If your goal is to drive email subscribers to social media, just run a giveaway email series to nudge them to your preferred social platform. Here Euronics Ireland is using giveaways to increase their email subscribers.
It’s important to know that giveaways or contests tend to expose brands to a non-qualified user base so make sure you optimize the terms to weed out irrelevant followers. After that, use the email verifier tool to confirm their authenticity.
5. Personalize your subject lines
The results of a campaign largely depend on whether people actually open your emails to check the content. Even if you write an excellent email to urge viewers to check out social profiles, it’s the subject lines that create the main difference.
Here is a subject line checklist you need to follow:
- Keep the subject line short. Ideally, it should be between 5–8 words. In some contexts, shorter ones work great as well.

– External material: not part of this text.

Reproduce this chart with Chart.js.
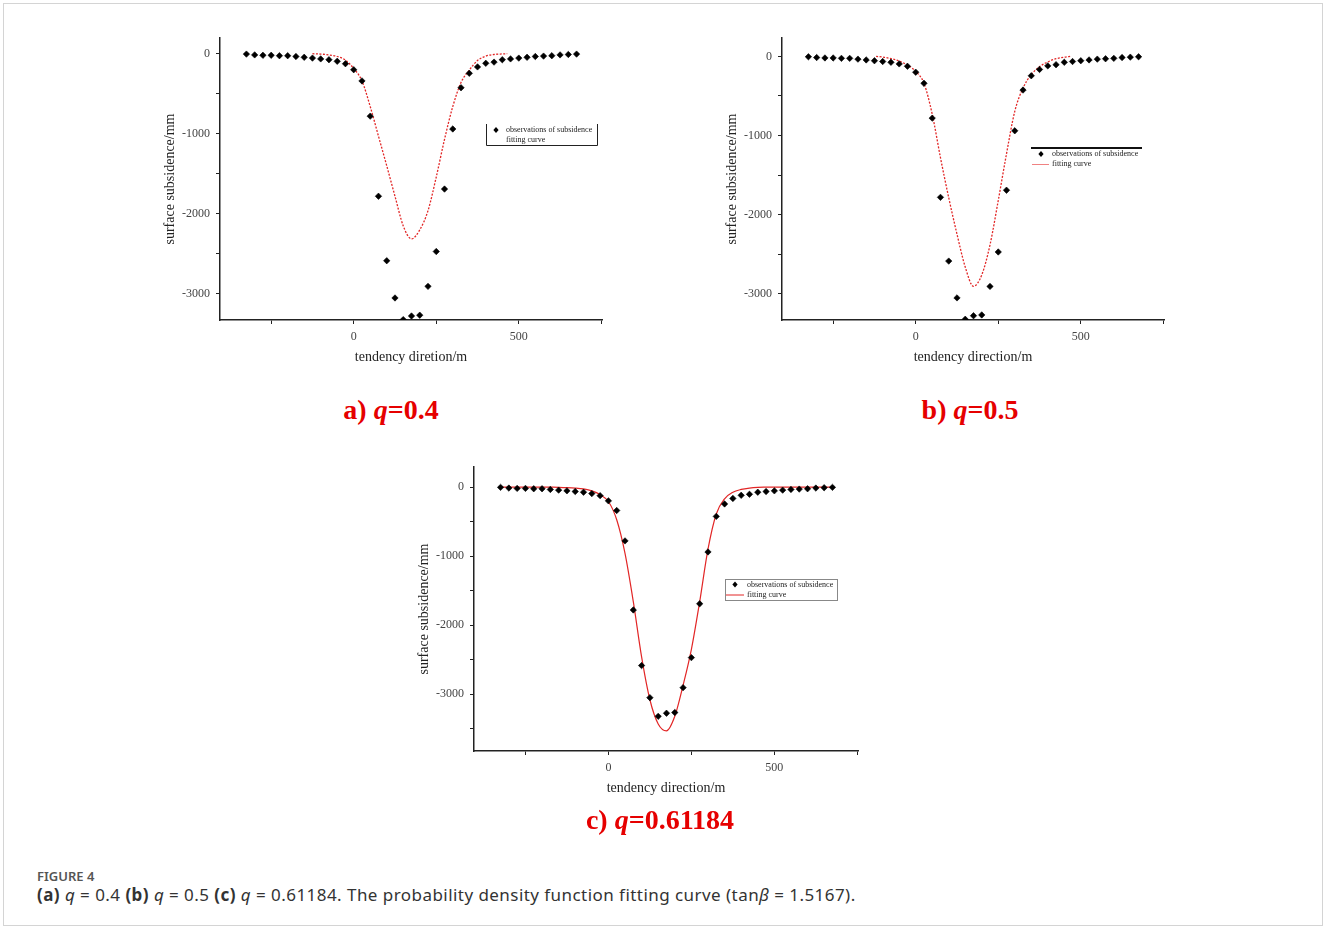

- Keep it extremely focused on the offer or the value the email provides.
- Craft it in a way that invokes curiosity. Deeply research your audience to learn the content that resonates with them and doesn’t be afraid to experiment with punctuation marks and emojis.
- Use the preheader text box to expand the primary thought. It should complement the subject line and offer an incentive to open the email
- Do not use spam triggers or deceptive words. It doesn’t end well.
Swiggy is a food and grocery delivery app that has taken a light-hearted approach to their everyday emails:
Conclusion
Social media and email are cogs in the big wheel of omnichannel marketing. By following the above steps you can take the best social media and email have to offer and turn that into a brand differentiator in your industry.